Wide receiver Brad Smith, who played with Sanchez in New York, remembers the onus on Sanchez as the face of the franchise at a young age - with the nickname "The Sanchize," to boot.
"From my memory, he was the starting quarterback - you expect to see that guy," Smith said. "But it was cool that he was able to still be the same hard worker, the same focus, and not be the starter. . . . Sometimes, it's forced and you've got to act, but he was natural."
But Sanchez knows how to function as the alpha male while fitting within the framework of a team. He threw Thanksgiving parties for players and Jets staffers, inviting their families so the team could be together for the holiday.
He mentioned the Jets trainers by name last week when he discussed how rewarding it is to be playing again. When Jets coach Rex Ryan's son broke his collarbone in August, Sanchez's was the first text message he received. When the mother of a Jets employee died, Sanchez sent a message and called him to offer support.
He quickly became popular in the Eagles' community-relations office. It hosts community-service events every Monday and Sanchez has attended for seven weeks, the most on the team. His Mondays included afternoons playing board games at the Ronald McDonald House and working with a Pop Warner team. He spent his first Monday as a starter helping plant a garden at Strawberry Mansion High.
Even the September 2011 GQ cover that Sanchez has been razzed about comes with context. He agreed to it after the clothing company that outfitted him donated $25,000 to Tuesday's Children, a charity for families affected by Sept. 11. Sanchez matched the donation.
There was enough ammunition for Sanchez to be a lightning-rod figure in New York, from the Page Six gossip to the oft-mocked "butt-fumble" on national television.

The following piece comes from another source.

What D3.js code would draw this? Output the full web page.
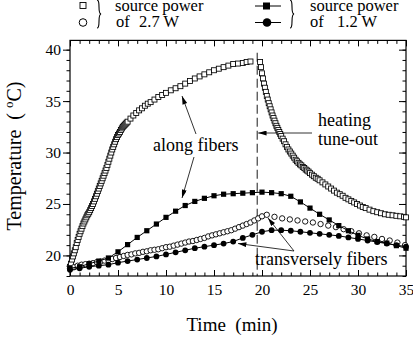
<!DOCTYPE html>
<html>
<head>
<meta charset="utf-8">
<script src="https://cdn.jsdelivr.net/npm/d3@7"></script>
<style>
  body { margin: 0; background: #fff; }
  svg { display: block; font-family: "Liberation Serif", "Times New Roman", serif; }
  .tick text { font-size: 15.5px; fill: #000; font-family: "Liberation Serif", serif; }
  .tick line { stroke: #000; stroke-width: 1; }
</style>
</head>
<body>
<svg id="chart" width="413" height="339"></svg>
<script>
// 2.7 W, along fibers (open squares)
const highAlongTime = [
  0, 0.1, 0.2, 0.3, 0.4, 0.5, 0.6, 0.7, 0.8, 0.9,
  1.0, 1.1, 1.2, 1.3, 1.4, 1.5, 1.6, 1.7, 1.8, 1.9,
  2.0, 2.1, 2.2, 2.3, 2.4, 2.5, 2.6, 2.7, 2.8, 2.9,
  3.0, 3.1, 3.2, 3.3, 3.4, 3.5, 3.6, 3.7, 3.8, 3.9,
  4.0, 4.1, 4.2, 4.3, 4.4, 4.5, 4.6, 4.7, 4.8, 4.9,
  5.0, 5.1, 5.2, 5.3, 5.4, 5.5, 5.6, 5.7, 5.8, 5.9, 6.0,
  6.3, 6.6, 6.9, 7.2, 7.5, 7.8, 8.1, 8.4, 8.8, 9.2, 9.6, 10.0,
  10.5, 11.0, 11.5, 12.0, 12.5, 13.0, 13.5, 14.0, 14.5, 15.0, 15.5, 16.0, 16.5,
  17.0, 17.5, 18.0, 18.4, 18.8,
  19.8, 19.9, 20.0, 20.1, 20.2, 20.3, 20.4, 20.5, 20.6, 20.7, 20.8, 20.9,
  21.0, 21.1, 21.2, 21.3, 21.4, 21.5, 21.6, 21.7, 21.8, 21.9, 22.0,
  22.15, 22.3, 22.45, 22.6, 22.75, 22.9, 23.05, 23.2, 23.35, 23.5, 23.65, 23.8,
  23.95, 24.1, 24.25, 24.4, 24.55, 24.7, 24.85, 25.0,
  25.2, 25.4, 25.6, 25.8, 26.0, 26.3, 26.6, 26.9, 27.2, 27.5, 27.8,
  28.1, 28.4, 28.7, 29.0, 29.3, 29.6, 29.9, 30.2, 30.5, 30.8, 31.2, 31.6, 32.0,
  32.4, 32.8, 33.2, 33.6, 34.0, 34.4, 34.8, 35.0
];
const highAlongTemp = [
  18.9, 19.2, 19.6, 19.9, 20.2, 20.5, 20.8, 21.2, 21.5, 21.8,
  22.1, 22.35, 22.6, 22.85, 23.1, 23.3, 23.5, 23.7, 23.9, 24.05,
  24.2, 24.4, 24.6, 24.8, 25.0, 25.25, 25.5, 25.75, 26.0, 26.25,
  26.5, 26.75, 27.0, 27.25, 27.5, 27.75, 28.0, 28.25, 28.5, 28.8,
  29.1, 29.4, 29.7, 30.0, 30.3, 30.55, 30.8, 31.05, 31.3, 31.5,
  31.7, 31.85, 32.0, 32.2, 32.35, 32.5, 32.6, 32.7, 32.8, 32.9, 33.0,
  33.3, 33.6, 33.85, 34.1, 34.3, 34.55, 34.75, 34.9, 35.15, 35.4, 35.6, 35.8,
  36.05, 36.25, 36.45, 36.7, 36.95, 37.2, 37.4, 37.6, 37.8, 38.0, 38.15, 38.3, 38.45,
  38.6, 38.65, 38.7, 38.8, 38.85,
  38.8, 38.3, 37.7, 37.2, 36.7, 36.3, 35.9, 35.5, 35.15, 34.8, 34.5, 34.2,
  33.9, 33.6, 33.35, 33.1, 32.85, 32.6, 32.4, 32.2, 32.0, 31.8, 31.6,
  31.35, 31.1, 30.8, 30.55, 30.3, 30.1, 29.9, 29.7, 29.5, 29.3, 29.15, 29.0,
  28.85, 28.75, 28.6, 28.5, 28.35, 28.25, 28.15, 28.0,
  27.85, 27.7, 27.55, 27.45, 27.3, 27.1, 26.9, 26.7, 26.5, 26.3, 26.1,
  25.95, 25.8, 25.6, 25.45, 25.3, 25.15, 25.0, 24.85, 24.7, 24.6, 24.45, 24.3, 24.2,
  24.1, 24.0, 23.95, 23.9, 23.85, 23.8, 23.75, 23.7
];

// 2.7 W, transversely (open circles)
const highTransTime = [
  0, 0.4, 0.8, 1.2, 1.6, 2.0, 2.4, 2.8, 3.2, 3.6, 4.0, 4.4, 4.8, 5.2, 5.6, 6.0,
  6.4, 6.8, 7.2, 7.6, 8.0, 8.4, 8.8, 9.2, 9.6, 10.0, 10.4, 10.8, 11.2, 11.6, 12.0,
  12.4, 12.8, 13.2, 13.6, 14.0, 14.4, 14.8, 15.2, 15.6, 16.0, 16.4, 16.8, 17.2,
  17.6, 18.0, 18.4, 18.8, 19.2, 19.6, 20.0,
  20.5, 21.3, 22.1, 22.9, 23.7, 24.5, 25.3, 26.1, 26.9, 27.7, 28.5, 29.3, 30.1,
  30.9, 31.7, 32.5, 33.3, 34.1, 34.9
];
const highTransTemp = [
  18.75, 18.85, 19.0, 19.1, 19.15, 19.2, 19.25, 19.35, 19.4, 19.5, 19.55, 19.65, 19.75, 19.85, 19.95, 20.05,
  20.1, 20.2, 20.25, 20.35, 20.4, 20.5, 20.55, 20.6, 20.7, 20.8, 20.85, 20.95, 21.05, 21.15, 21.25,
  21.35, 21.4, 21.5, 21.6, 21.7, 21.85, 21.95, 22.05, 22.15, 22.25, 22.35, 22.45, 22.6,
  22.75, 22.9, 23.05, 23.2, 23.4, 23.6, 23.8,
  23.95, 23.75, 23.6, 23.5, 23.4, 23.3, 23.2, 23.05, 22.9, 22.75, 22.55, 22.35, 22.15,
  21.95, 21.8, 21.6, 21.45, 21.25, 21.0
];

// 1.2 W series, one reading per minute
const lowTime = [
  0, 1, 2, 3, 4, 5, 6, 7, 8, 9, 10, 11, 12, 13, 14, 15, 16, 17,
  18, 19, 20, 21, 22, 23, 24, 25, 26, 27, 28, 29, 30, 31, 32, 33, 34, 35
];
const lowAlongTemp = [
  18.75, 18.9, 19.2, 19.45, 19.75, 20.35, 21.05, 21.75, 22.4, 23.05, 23.7, 24.3, 24.85, 25.25, 25.55, 25.8, 25.95, 26.0,
  26.05, 26.1, 26.15, 26.1, 26.0, 25.75, 25.2, 24.6, 24.0, 23.45, 22.9, 22.4, 21.95, 21.6, 21.35, 21.2, 20.95, 20.7
];
const lowTransTemp = [
  18.6, 18.75, 18.9, 19.0, 19.1, 19.3, 19.45, 19.6, 19.75, 19.9, 20.1, 20.3, 20.5, 20.7, 20.85, 21.0, 21.15, 21.35,
  21.7, 22.0, 22.3, 22.45, 22.45, 22.4, 22.3, 22.2, 22.1, 22.0, 21.9, 21.75, 21.6, 21.45, 21.3, 21.15, 21.0, 20.85
];

const tuneOutTime = 19.5;
const xTicks = [0, 5, 10, 15, 20, 25, 30, 35];
const yTicks = [20, 25, 30, 35, 40];

const svg = d3.select('#chart');
const plotLeft = 70, plotRight = 406, plotTop = 40.4, plotBottom = 276;

const x = d3.scaleLinear().domain([0, 35]).range([plotLeft, plotRight]);
const y = d3.scaleLinear().domain([18, 40.9]).range([plotBottom, plotTop]);

const zip = (ts, vs) => ts.map((t, i) => [t, vs[i]]);

// axes: major and minor ticks on all four sides
function addAxis(axisFn, transform, ticks, size, labels) {
  const g = svg.append('g')
    .attr('transform', transform)
    .call(axisFn.tickValues(ticks).tickSize(size).tickPadding(2)
      .tickFormat(labels ? d3.format('d') : ''))
    .attr('font-family', null)
    .attr('font-size', null);
  g.select('.domain').remove();
  return g;
}
const minorX = d3.range(0, 36, 1);
const minorY = d3.range(18, 41, 1);

addAxis(d3.axisBottom(x), `translate(0,${plotBottom})`, minorX, -3.5, false);
addAxis(d3.axisBottom(x), `translate(0,${plotBottom})`, xTicks, -6, true)
  .selectAll('text').attr('y', 8);
addAxis(d3.axisTop(x), `translate(0,${plotTop})`, minorX, -3.5, false);
addAxis(d3.axisTop(x), `translate(0,${plotTop})`, xTicks, -6, false);
addAxis(d3.axisLeft(y), `translate(${plotLeft},0)`, minorY, 3.5, false);
addAxis(d3.axisLeft(y), `translate(${plotLeft},0)`, yTicks, 7, true);
addAxis(d3.axisRight(y), `translate(${plotRight},0)`, minorY, -3.5, false);
addAxis(d3.axisRight(y), `translate(${plotRight},0)`, yTicks, -7, false);

svg.append('rect')
  .attr('x', plotLeft).attr('y', plotTop)
  .attr('width', plotRight - plotLeft).attr('height', plotBottom - plotTop)
  .attr('fill', 'none').attr('stroke', '#000').attr('stroke-width', 1.2);

// axis titles
svg.append('text')
  .attr('x', (plotLeft + plotRight) / 2 - 6).attr('y', 331)
  .attr('text-anchor', 'middle').attr('font-size', 19)
  .attr('xml:space', 'preserve')
  .text('Time  (min)');

const yTitle = svg.append('text')
  .attr('transform', 'translate(21,156) rotate(-90)')
  .attr('text-anchor', 'middle').attr('font-size', 20)
  .attr('xml:space', 'preserve');
yTitle.append('tspan').text('Temperature  ( ');
yTitle.append('tspan').attr('font-size', 13).attr('dy', -8).text('o');
yTitle.append('tspan').attr('dy', 8).text('C)');

// arrowhead
svg.append('defs').append('marker')
  .attr('id', 'head')
  .attr('viewBox', '0 0 10 6')
  .attr('refX', 10).attr('refY', 3)
  .attr('markerWidth', 9).attr('markerHeight', 5)
  .attr('markerUnits', 'userSpaceOnUse')
  .attr('orient', 'auto')
  .append('path').attr('d', 'M0,0 L10,3 L0,6 Z').attr('fill', '#000');

function arrow(x1, y1, x2, y2) {
  svg.append('line')
    .attr('x1', x1).attr('y1', y1).attr('x2', x2).attr('y2', y2)
    .attr('stroke', '#000').attr('stroke-width', 0.8)
    .attr('marker-end', 'url(#head)');
}

// heating tune-out arrow sits under the squares
arrow(312, 133, x(tuneOutTime) + 1, 133);

// dashed tune-out line
svg.append('line')
  .attr('x1', x(tuneOutTime)).attr('x2', x(tuneOutTime))
  .attr('y1', y(39.7)).attr('y2', y(18))
  .attr('stroke', '#000').attr('stroke-width', 0.9)
  .attr('stroke-dasharray', '9,4');

// 2.7 W along fibers: open squares
const sq = 5;
svg.append('g').selectAll('rect')
  .data(zip(highAlongTime, highAlongTemp))
  .enter().append('rect')
  .attr('x', d => x(d[0]) - sq / 2).attr('y', d => y(d[1]) - sq / 2)
  .attr('width', sq).attr('height', sq)
  .attr('fill', '#fff').attr('stroke', '#000').attr('stroke-width', 0.85);

// 2.7 W transversely: open circles
svg.append('g').selectAll('circle')
  .data(zip(highTransTime, highTransTemp))
  .enter().append('circle')
  .attr('cx', d => x(d[0])).attr('cy', d => y(d[1])).attr('r', 2.7)
  .attr('fill', '#fff').attr('stroke', '#000').attr('stroke-width', 0.9);

const line = d3.line().x(d => x(d[0])).y(d => y(d[1]));

// 1.2 W along fibers: filled squares with line
const lowAlong = zip(lowTime, lowAlongTemp);
svg.append('path').attr('d', line(lowAlong))
  .attr('fill', 'none').attr('stroke', '#000').attr('stroke-width', 1);
svg.append('g').selectAll('rect')
  .data(lowAlong)
  .enter().append('rect')
  .attr('x', d => x(d[0]) - 2.6).attr('y', d => y(d[1]) - 2.6)
  .attr('width', 5.2).attr('height', 5.2).attr('fill', '#000');

// 1.2 W transversely: filled circles with line
const lowTrans = zip(lowTime, lowTransTemp);
svg.append('path').attr('d', line(lowTrans))
  .attr('fill', 'none').attr('stroke', '#000').attr('stroke-width', 1);
svg.append('g').selectAll('circle')
  .data(lowTrans)
  .enter().append('circle')
  .attr('cx', d => x(d[0])).attr('cy', d => y(d[1])).attr('r', 2.9)
  .attr('fill', '#000');

// annotations
const note = (tx, ty, s) => svg.append('text')
  .attr('x', tx).attr('y', ty).attr('font-size', 18).text(s);
note(153, 151, 'along fibers');
note(318, 126, 'heating');
note(318, 145, 'tune-out');
note(255, 265, 'transversely fibers');

arrow(196, 134, 182, 96);
arrow(194, 157, 182, 198);
arrow(294, 251, 268, 218);
arrow(294, 251, 238, 243.5);

// legend
function brace(bx, y0, y1) {
  const ym = (y0 + y1) / 2, w = 4;
  svg.append('path')
    .attr('d', `M${bx},${y0} C${bx + w},${y0} ${bx},${ym - 1} ${bx + w},${ym}` +
      ` C${bx},${ym + 1} ${bx + w},${y1} ${bx},${y1}`)
    .attr('fill', 'none').attr('stroke', '#000').attr('stroke-width', 1.1);
}
svg.append('rect').attr('x', 80).attr('y', 2.5).attr('width', 6).attr('height', 6)
  .attr('fill', '#fff').attr('stroke', '#000').attr('stroke-width', 0.9);
svg.append('circle').attr('cx', 83).attr('cy', 22.5).attr('r', 3.8)
  .attr('fill', '#fff').attr('stroke', '#000').attr('stroke-width', 1);
brace(97, 0, 28);

svg.append('line').attr('x1', 255).attr('x2', 281).attr('y1', 6).attr('y2', 6)
  .attr('stroke', '#000').attr('stroke-width', 1);
svg.append('rect').attr('x', 263).attr('y', 2.5).attr('width', 7).attr('height', 7).attr('fill', '#000');
svg.append('line').attr('x1', 255).attr('x2', 281).attr('y1', 22.5).attr('y2', 22.5)
  .attr('stroke', '#000').attr('stroke-width', 1);
svg.append('circle').attr('cx', 267).attr('cy', 22.5).attr('r', 4.3).attr('fill', '#000');
brace(290, 0, 28);

const legendText = (tx, ty, s) => svg.append('text')
  .attr('x', tx).attr('y', ty).attr('font-size', 16.5).text(s);
legendText(115, 10.5, 'source power');
legendText(116, 27, 'of');
legendText(139, 27, '2.7 W');
legendText(310, 10.5, 'source power');
legendText(310, 27, 'of');
legendText(337, 27, '1.2 W');
</script>
</body>
</html>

But the Eagles have been ecstatic about Sanchez since he arrived, and they found someone who has grown from his New York tenure.
"You mature over time, you have experiences, you learn from the good and the bad," Smith said. "Just being around him off the field, you can see that. Just talking to him, the stuff he's doing in the community, you can see the development."
Sanchez customized his office at his Philadelphia home. He plugs his iPad into a projector to break down game film. The walls are covered by white boards, which Sanchez fills each week. He draws the formations and the motions of the offense. He lists the opposing team's depth chart.
"It's a place where I can go in and study and draw stuff and write down some questions, play my music," Sanchez said.
Sanchez used the room to digest the Eagles offense before training camp. He spends most of his time at the team's facility, although he still watches practice and studies opponents when returning home each day.
"It's a couple hours a day, depending on the day," Sanchez said. "It finalizes everything I got from the building. Some guys don't like to take stuff home. I like to finish the whole thing at home and sleep good."
The coaching staff has been impressed with Sanchez's preparation and how quickly he adapted to the offense. Kelly mentioned the "copious notes" Sanchez keeps and the player's hours at the team facility. When Sanchez needed to enter last Sunday's game against the Houston Texans after Foles broke his collarbone, Kelly remarked on how prepared he appeared for everything in the offense.
Sanchez ran into Toman on a Southern California beach this summer. During a volleyball game, Toman raved about how much Sanchez would enjoy playing in Kelly's offense. The message was that it's a quarterback-friendly system in which Sanchez could thrive.
We will learn whether Sanchez can overcome the turbulent end to his Jets tenure during the next two months. Sanchez hopes to be a "better version of myself," and it comes because of the unlikely union between Sanchez and the coach who was intrigued 10 years ago.
"Biggest thing for me is I'm glad Chip had an opportunity to see Mark at a young age to see that, and then to see him in college," Toman said. "It's cool to see how he's grown, and now he's in Philadelphia and with Chip, and they're working together. And the connection that happened with Chip so many years back came full circle."